**Data**

§

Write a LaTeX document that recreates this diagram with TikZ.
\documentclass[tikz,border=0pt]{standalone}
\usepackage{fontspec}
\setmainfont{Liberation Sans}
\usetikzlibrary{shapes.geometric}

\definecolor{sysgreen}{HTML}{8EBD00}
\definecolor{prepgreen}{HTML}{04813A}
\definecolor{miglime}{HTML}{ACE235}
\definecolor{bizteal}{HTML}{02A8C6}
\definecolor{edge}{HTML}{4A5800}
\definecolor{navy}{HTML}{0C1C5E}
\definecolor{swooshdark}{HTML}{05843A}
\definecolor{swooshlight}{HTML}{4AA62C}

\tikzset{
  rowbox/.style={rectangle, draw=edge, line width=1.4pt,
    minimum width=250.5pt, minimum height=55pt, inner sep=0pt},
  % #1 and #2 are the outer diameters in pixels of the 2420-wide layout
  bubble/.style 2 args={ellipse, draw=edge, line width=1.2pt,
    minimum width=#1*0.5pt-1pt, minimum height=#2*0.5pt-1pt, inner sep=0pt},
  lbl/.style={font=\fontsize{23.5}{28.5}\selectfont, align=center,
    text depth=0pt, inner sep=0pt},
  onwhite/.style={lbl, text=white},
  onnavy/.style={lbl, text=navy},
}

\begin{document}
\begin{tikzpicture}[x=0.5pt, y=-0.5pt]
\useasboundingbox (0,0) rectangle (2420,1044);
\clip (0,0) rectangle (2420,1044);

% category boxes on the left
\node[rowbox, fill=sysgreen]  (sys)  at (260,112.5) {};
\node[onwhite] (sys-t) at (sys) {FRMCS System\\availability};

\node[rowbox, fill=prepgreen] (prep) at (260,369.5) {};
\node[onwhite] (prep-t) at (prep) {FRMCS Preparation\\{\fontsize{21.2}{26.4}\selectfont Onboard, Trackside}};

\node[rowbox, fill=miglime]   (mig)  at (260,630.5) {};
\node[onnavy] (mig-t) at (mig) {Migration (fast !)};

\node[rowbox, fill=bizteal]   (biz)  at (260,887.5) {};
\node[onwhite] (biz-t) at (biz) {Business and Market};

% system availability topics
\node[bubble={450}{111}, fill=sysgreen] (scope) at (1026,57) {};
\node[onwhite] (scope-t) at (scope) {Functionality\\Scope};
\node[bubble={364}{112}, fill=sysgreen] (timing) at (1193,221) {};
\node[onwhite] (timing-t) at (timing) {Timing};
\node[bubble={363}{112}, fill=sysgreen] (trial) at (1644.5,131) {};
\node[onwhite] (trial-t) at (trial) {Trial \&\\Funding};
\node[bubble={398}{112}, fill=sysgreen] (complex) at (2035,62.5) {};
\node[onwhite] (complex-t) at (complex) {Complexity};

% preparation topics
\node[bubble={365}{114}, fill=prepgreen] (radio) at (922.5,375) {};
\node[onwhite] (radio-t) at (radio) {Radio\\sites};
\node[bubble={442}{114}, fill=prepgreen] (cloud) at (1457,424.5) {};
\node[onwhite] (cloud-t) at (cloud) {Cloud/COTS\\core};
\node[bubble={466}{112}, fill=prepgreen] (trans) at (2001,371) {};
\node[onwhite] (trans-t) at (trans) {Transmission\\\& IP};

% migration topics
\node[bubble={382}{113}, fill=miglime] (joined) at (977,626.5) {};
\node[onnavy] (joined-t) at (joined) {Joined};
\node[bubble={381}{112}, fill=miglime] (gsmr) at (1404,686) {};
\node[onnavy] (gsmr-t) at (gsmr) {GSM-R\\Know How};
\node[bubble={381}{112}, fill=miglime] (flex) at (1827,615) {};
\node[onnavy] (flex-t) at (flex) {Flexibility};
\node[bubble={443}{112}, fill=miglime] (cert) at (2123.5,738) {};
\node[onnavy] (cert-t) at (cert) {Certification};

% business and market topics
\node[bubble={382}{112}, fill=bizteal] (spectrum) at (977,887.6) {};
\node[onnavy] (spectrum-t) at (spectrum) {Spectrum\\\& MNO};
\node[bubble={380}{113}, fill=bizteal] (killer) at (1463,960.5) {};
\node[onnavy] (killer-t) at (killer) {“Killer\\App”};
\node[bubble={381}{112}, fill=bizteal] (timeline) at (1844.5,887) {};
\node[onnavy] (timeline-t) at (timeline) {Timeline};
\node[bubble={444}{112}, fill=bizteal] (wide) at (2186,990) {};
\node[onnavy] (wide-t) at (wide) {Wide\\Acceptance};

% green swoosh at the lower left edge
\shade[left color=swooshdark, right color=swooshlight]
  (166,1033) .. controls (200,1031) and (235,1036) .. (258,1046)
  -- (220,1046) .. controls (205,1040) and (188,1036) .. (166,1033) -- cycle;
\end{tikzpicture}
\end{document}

§

Take the listing above and write it out again exactly.

Write a LaTeX document that recreates this diagram with TikZ.
\documentclass[tikz,border=0pt]{standalone}
\usepackage{fontspec}
\setmainfont{Liberation Sans}
\usetikzlibrary{shapes.geometric}

\definecolor{sysgreen}{HTML}{8EBD00}
\definecolor{prepgreen}{HTML}{04813A}
\definecolor{miglime}{HTML}{ACE235}
\definecolor{bizteal}{HTML}{02A8C6}
\definecolor{edge}{HTML}{4A5800}
\definecolor{navy}{HTML}{0C1C5E}
\definecolor{swooshdark}{HTML}{05843A}
\definecolor{swooshlight}{HTML}{4AA62C}

\tikzset{
  rowbox/.style={rectangle, draw=edge, line width=1.4pt,
    minimum width=250.5pt, minimum height=55pt, inner sep=0pt},
  % #1 and #2 are the outer diameters in pixels of the 2420-wide layout
  bubble/.style 2 args={ellipse, draw=edge, line width=1.2pt,
    minimum width=#1*0.5pt-1pt, minimum height=#2*0.5pt-1pt, inner sep=0pt},
  lbl/.style={font=\fontsize{23.5}{28.5}\selectfont, align=center,
    text depth=0pt, inner sep=0pt},
  onwhite/.style={lbl, text=white},
  onnavy/.style={lbl, text=navy},
}

\begin{document}
\begin{tikzpicture}[x=0.5pt, y=-0.5pt]
\useasboundingbox (0,0) rectangle (2420,1044);
\clip (0,0) rectangle (2420,1044);

% category boxes on the left
\node[rowbox, fill=sysgreen]  (sys)  at (260,112.5) {};
\node[onwhite] (sys-t) at (sys) {FRMCS System\\availability};

\node[rowbox, fill=prepgreen] (prep) at (260,369.5) {};
\node[onwhite] (prep-t) at (prep) {FRMCS Preparation\\{\fontsize{21.2}{26.4}\selectfont Onboard, Trackside}};

\node[rowbox, fill=miglime]   (mig)  at (260,630.5) {};
\node[onnavy] (mig-t) at (mig) {Migration (fast !)};

\node[rowbox, fill=bizteal]   (biz)  at (260,887.5) {};
\node[onwhite] (biz-t) at (biz) {Business and Market};

% system availability topics
\node[bubble={450}{111}, fill=sysgreen] (scope) at (1026,57) {};
\node[onwhite] (scope-t) at (scope) {Functionality\\Scope};
\node[bubble={364}{112}, fill=sysgreen] (timing) at (1193,221) {};
\node[onwhite] (timing-t) at (timing) {Timing};
\node[bubble={363}{112}, fill=sysgreen] (trial) at (1644.5,131) {};
\node[onwhite] (trial-t) at (trial) {Trial \&\\Funding};
\node[bubble={398}{112}, fill=sysgreen] (complex) at (2035,62.5) {};
\node[onwhite] (complex-t) at (complex) {Complexity};

% preparation topics
\node[bubble={365}{114}, fill=prepgreen] (radio) at (922.5,375) {};
\node[onwhite] (radio-t) at (radio) {Radio\\sites};
\node[bubble={442}{114}, fill=prepgreen] (cloud) at (1457,424.5) {};
\node[onwhite] (cloud-t) at (cloud) {Cloud/COTS\\core};
\node[bubble={466}{112}, fill=prepgreen] (trans) at (2001,371) {};
\node[onwhite] (trans-t) at (trans) {Transmission\\\& IP};

% migration topics
\node[bubble={382}{113}, fill=miglime] (joined) at (977,626.5) {};
\node[onnavy] (joined-t) at (joined) {Joined};
\node[bubble={381}{112}, fill=miglime] (gsmr) at (1404,686) {};
\node[onnavy] (gsmr-t) at (gsmr) {GSM-R\\Know How};
\node[bubble={381}{112}, fill=miglime] (flex) at (1827,615) {};
\node[onnavy] (flex-t) at (flex) {Flexibility};
\node[bubble={443}{112}, fill=miglime] (cert) at (2123.5,738) {};
\node[onnavy] (cert-t) at (cert) {Certification};

% business and market topics
\node[bubble={382}{112}, fill=bizteal] (spectrum) at (977,887.6) {};
\node[onnavy] (spectrum-t) at (spectrum) {Spectrum\\\& MNO};
\node[bubble={380}{113}, fill=bizteal] (killer) at (1463,960.5) {};
\node[onnavy] (killer-t) at (killer) {“Killer\\App”};
\node[bubble={381}{112}, fill=bizteal] (timeline) at (1844.5,887) {};
\node[onnavy] (timeline-t) at (timeline) {Timeline};
\node[bubble={444}{112}, fill=bizteal] (wide) at (2186,990) {};
\node[onnavy] (wide-t) at (wide) {Wide\\Acceptance};

% green swoosh at the lower left edge
\shade[left color=swooshdark, right color=swooshlight]
  (166,1033) .. controls (200,1031) and (235,1036) .. (258,1046)
  -- (220,1046) .. controls (205,1040) and (188,1036) .. (166,1033) -- cycle;
\end{tikzpicture}
\end{document}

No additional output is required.